Entries

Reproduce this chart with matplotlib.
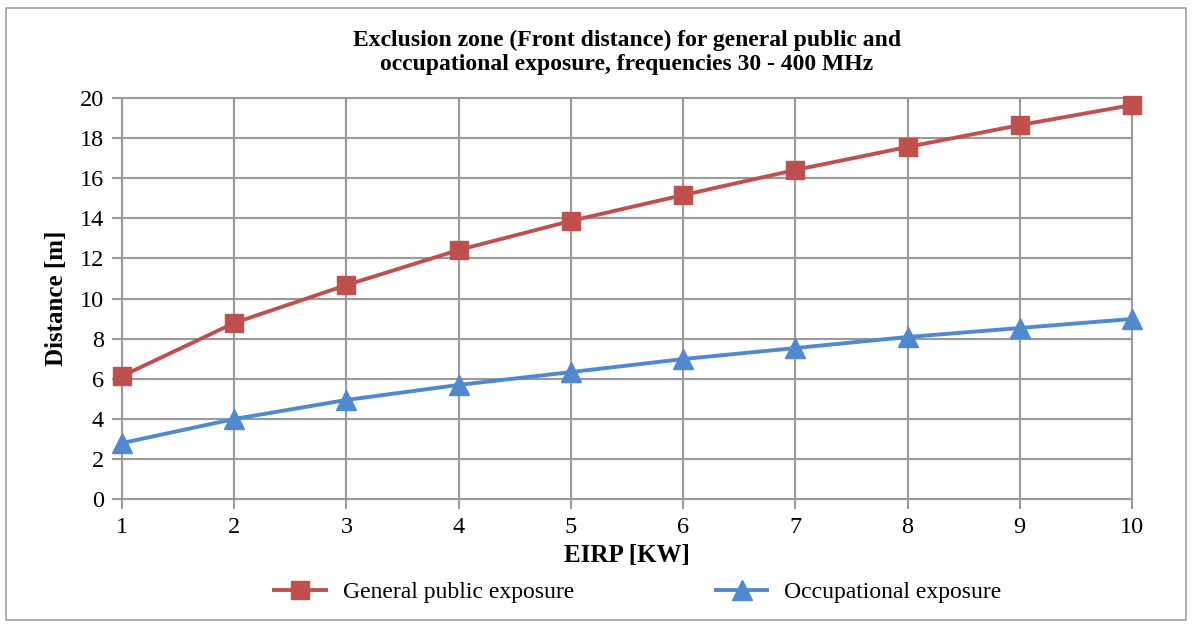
import matplotlib.pyplot as plt
from matplotlib.patches import Rectangle

eirp = [1, 2, 3, 4, 5, 6, 7, 8, 9, 10]
general_public = [6.13, 8.78, 10.67, 12.42, 13.87, 15.16, 16.41, 17.56, 18.65, 19.65]
occupational = [2.79, 3.99, 4.94, 5.69, 6.33, 6.98, 7.53, 8.08, 8.53, 8.98]

plt.rcParams['font.family'] = ['Liberation Serif', 'DejaVu Serif']

fig = plt.figure(figsize=(11.92, 6.28), dpi=100)
ax = fig.add_axes([0.1023, 0.2054, 0.8474, 0.6385])

# marco exterior
fig.patches.append(Rectangle((0.005, 0.012), 0.99, 0.976, transform=fig.transFigure,
                             fill=False, edgecolor='#a0a0a0', linewidth=1.2))

ax.plot(eirp, general_public, marker='s', markersize=13, linewidth=2.8,
        color='#C0504D', label='General public exposure', clip_on=False, zorder=3)
ax.plot(eirp, occupational, marker='^', markersize=14, linewidth=2.8,
        color='#5089D0', label='Occupational exposure', clip_on=False, zorder=3)

ax.set_xlim(1, 10)
ax.set_ylim(0, 20)
ax.set_xticks(eirp)
ax.set_yticks(range(0, 21, 2))
ax.grid(True, color='#9a9a9a', linewidth=1.5)
ax.set_axisbelow(True)
for s in ax.spines.values():
    s.set_color('#9a9a9a')
    s.set_linewidth(1.5)
ax.tick_params(axis='both', labelsize=17.5, length=7, width=1.5, color='#9a9a9a', pad=6)

ax.set_title('Exclusion zone (Front distance) for general public and\noccupational exposure, frequencies 30 - 400 MHz',
             fontsize=17, fontweight='bold', pad=20)
ax.set_xlabel('EIRP [KW]', fontsize=18, fontweight='bold', labelpad=4)
ax.set_ylabel('Distance [m]', fontsize=18, fontweight='bold', labelpad=8)

fig.legend(loc='center', bbox_to_anchor=(0.535, 0.057), ncol=2, frameon=False,
           fontsize=17, columnspacing=6, handlelength=2.2, handletextpad=0.7)

fig.savefig('out.png', dpi=100)
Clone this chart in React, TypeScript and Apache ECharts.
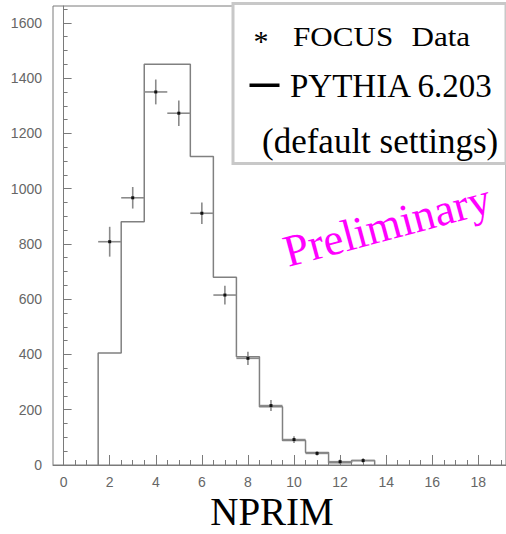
import React, { useEffect, useRef } from "react";
import * as echarts from "echarts";

// PYTHIA 6.203 histogram (bin low edges, unit width)
const binLowEdges = [1.5, 2.5, 3.5, 4.5, 5.5, 6.5, 7.5, 8.5, 9.5, 10.5, 11.5, 12.5];
const binWidth = 1;
const pythiaCounts = [405, 880, 1450, 1450, 1116, 679, 392, 211, 89, 45, 8, 16];

// FOCUS data points
const focusX = [2, 3, 4, 5, 6, 7, 8, 9, 10, 11, 12, 13];
const focusCounts = [808, 967, 1350, 1273, 911, 615, 386, 215, 92, 42, 12, 16];
const focusErrors = [54, 39, 45, 46, 39, 34, 24, 20, 12, 8, 8, 8];

// axis ticks
const xMajorTicks = [0, 2, 4, 6, 8, 10, 12, 14, 16, 18];
const xMinorTicks = [0, 0.5, 1, 1.5, 2, 2.5, 3, 3.5, 4, 4.5, 5, 5.5, 6, 6.5, 7, 7.5, 8, 8.5, 9, 9.5, 10, 10.5, 11, 11.5, 12, 12.5, 13, 13.5, 14, 14.5, 15, 15.5, 16, 16.5, 17, 17.5, 18, 18.5, 19];
const yMajorTicks = [0, 200, 400, 600, 800, 1000, 1200, 1400, 1600];
const yMinorTicks = [0, 50, 100, 150, 200, 250, 300, 350, 400, 450, 500, 550, 600, 650, 700, 750, 800, 850, 900, 950, 1000, 1050, 1100, 1150, 1200, 1250, 1300, 1350, 1400, 1450, 1500, 1550, 1600, 1650];

const X_MIN = -0.46;
const X_MAX = 19.2;
const Y_MIN = 0;
const Y_MAX = 1661;

const SANS = "'Liberation Sans', Arial, Helvetica, sans-serif";
const SERIF = "'Liberation Serif', 'Times New Roman', Times, serif";
const AXIS_COLOR = "#7a7a7a";
const LABEL_COLOR = "#666";

function buildStep(): number[][] {
  const pts: number[][] = [];
  pts.push([binLowEdges[0], 0]);
  binLowEdges.forEach((lo, i) => {
    pts.push([lo, pythiaCounts[i]]);
    pts.push([lo + binWidth, pythiaCounts[i]]);
  });
  pts.push([binLowEdges[binLowEdges.length - 1] + binWidth, 0]);
  return pts;
}

// baseline -> middle offset for 'middle' vertical align
const mid = (baseline: number, fs: number) => baseline - 0.3375 * fs;

export default function App() {
  const ref = useRef<HTMLDivElement>(null);

  useEffect(() => {
    document.body.style.margin = "0";
    if (!ref.current) return;
    const chart = echarts.init(ref.current, undefined, { renderer: "svg" });

    const option: any = {
      animation: false,
      backgroundColor: "#ffffff",
      grid: {
        left: 53,
        top: 6,
        width: 454,
        height: 459,
        show: true,
        borderColor: AXIS_COLOR,
        borderWidth: 1,
        backgroundColor: "transparent",
      },
      xAxis: [
        {
          type: "value",
          min: X_MIN,
          max: X_MAX,
          position: "bottom",
          axisLine: { show: true, lineStyle: { color: AXIS_COLOR, width: 1 } },
          axisTick: { show: true, inside: true, length: 10, customValues: xMajorTicks, lineStyle: { color: AXIS_COLOR } },
          axisLabel: {
            show: true,
            customValues: xMajorTicks,
            margin: 10,
            color: LABEL_COLOR,
            fontSize: 14,
            fontFamily: SANS,
            formatter: (v: number) => String(v),
          },
          splitLine: { show: false },
        },
        {
          type: "value",
          min: X_MIN,
          max: X_MAX,
          position: "bottom",
          axisLine: { show: false },
          axisTick: { show: true, inside: true, length: 5, customValues: xMinorTicks, lineStyle: { color: AXIS_COLOR } },
          axisLabel: { show: false },
          splitLine: { show: false },
        },
      ],
      yAxis: [
        {
          type: "value",
          min: Y_MIN,
          max: Y_MAX,
          position: "left",
          axisLine: { show: true, lineStyle: { color: AXIS_COLOR, width: 1 } },
          axisTick: { show: true, inside: true, length: 8, customValues: yMajorTicks, lineStyle: { color: AXIS_COLOR } },
          axisLabel: {
            show: true,
            customValues: yMajorTicks,
            margin: 11,
            color: LABEL_COLOR,
            fontSize: 14,
            fontFamily: SANS,
            formatter: (v: number) => String(v),
          },
          splitLine: { show: false },
        },
        {
          type: "value",
          min: Y_MIN,
          max: Y_MAX,
          position: "left",
          axisLine: { show: false },
          axisTick: { show: true, inside: true, length: 4, customValues: yMinorTicks, lineStyle: { color: AXIS_COLOR } },
          axisLabel: { show: false },
          splitLine: { show: false },
        },
      ],
      series: [
        {
          name: "PYTHIA 6.203",
          type: "line",
          xAxisIndex: 0,
          yAxisIndex: 0,
          data: buildStep(),
          symbol: "none",
          lineStyle: { color: "#808080", width: 1.5 },
          z: 2,
        },
        {
          name: "FOCUS Data",
          type: "custom",
          xAxisIndex: 0,
          yAxisIndex: 0,
          data: focusX.map((x, i) => [x, focusCounts[i], focusErrors[i]]),
          renderItem: (params: any, api: any) => {
            const x = api.value(0);
            const y = api.value(1);
            const e = api.value(2);
            const c = api.coord([x, y]);
            const l = api.coord([x - 0.5, y]);
            const r = api.coord([x + 0.5, y]);
            const t = api.coord([x, y + e]);
            const b = api.coord([x, Math.max(0, y - e)]);
            return {
              type: "group",
              children: [
                { type: "line", shape: { x1: l[0], y1: l[1], x2: r[0], y2: r[1] }, style: { stroke: "#8a8a8a", lineWidth: 1.6 } },
                { type: "line", shape: { x1: t[0], y1: t[1], x2: b[0], y2: b[1] }, style: { stroke: "#8a8a8a", lineWidth: 1.6 } },
                { type: "rect", shape: { x: c[0] - 1.5, y: c[1] - 1.5, width: 3, height: 3 }, style: { fill: "#111" } },
              ],
            };
          },
          z: 3,
        },
      ],
      graphic: [
        {
          type: "rect",
          shape: { x: 233, y: 3.5, width: 273, height: 160 },
          style: { fill: "#ffffff", stroke: "#c8c8c8", lineWidth: 3 },
          z: 10,
        },
        {
          type: "text",
          x: 261,
          y: 40,
          style: { text: "*", font: `30px ${SERIF}`, fill: "#000", align: "center", verticalAlign: "middle" },
          z: 11,
        },
        {
          type: "text",
          x: 293,
          y: mid(46, 28),
          scaleX: 1.11,
          style: { text: "FOCUS", font: `28px ${SERIF}`, fill: "#000", align: "left", verticalAlign: "middle" },
          z: 11,
        },
        {
          type: "text",
          x: 411.5,
          y: mid(46, 28),
          scaleX: 1.11,
          style: { text: "Data", font: `28px ${SERIF}`, fill: "#000", align: "left", verticalAlign: "middle" },
          z: 11,
        },
        {
          type: "rect",
          shape: { x: 249.5, y: 83.5, width: 30, height: 3.5 },
          style: { fill: "#000" },
          z: 11,
        },
        {
          type: "text",
          x: 290,
          y: mid(97, 33),
          style: { text: "PYTHIA 6.203", font: `33px ${SERIF}`, fill: "#000", align: "left", verticalAlign: "middle" },
          z: 11,
        },
        {
          type: "text",
          x: 262,
          y: mid(153, 35),
          style: { text: "(default settings)", font: `35px ${SERIF}`, fill: "#000", align: "left", verticalAlign: "middle" },
          z: 11,
        },
        {
          type: "text",
          x: 387,
          y: 225,
          rotation: (15 * Math.PI) / 180,
          style: { text: "Preliminary", font: `45px ${SERIF}`, fill: "#ff00ff", align: "center", verticalAlign: "middle" },
          z: 11,
        },
        {
          type: "text",
          x: 272,
          y: mid(525, 39),
          style: { text: "NPRIM", font: `39px ${SERIF}`, fill: "#000", align: "center", verticalAlign: "middle" },
          z: 11,
        },
      ],
    };

    chart.setOption(option);
    return () => {
      chart.dispose();
    };
  }, []);

  return (
    <div
      ref={ref}
      style={{ position: "fixed", left: 0, top: 0, width: 506, height: 534, background: "#fff" }}
    />
  );
}
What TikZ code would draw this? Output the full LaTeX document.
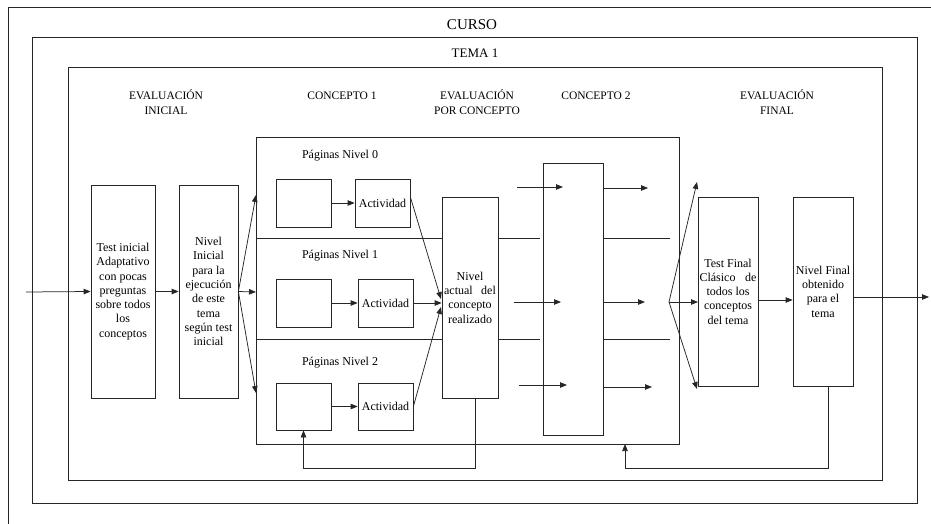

Given problem
Everything from the line with "Clone this chart" down to the line with "import * as" in the data above should be copied exactly, with both end lines kept and the pictures left out.

Exercise solution
Clone this chart in React, TypeScript and Apache ECharts.
import React, { useEffect, useRef } from "react";
import * as echarts from "echarts";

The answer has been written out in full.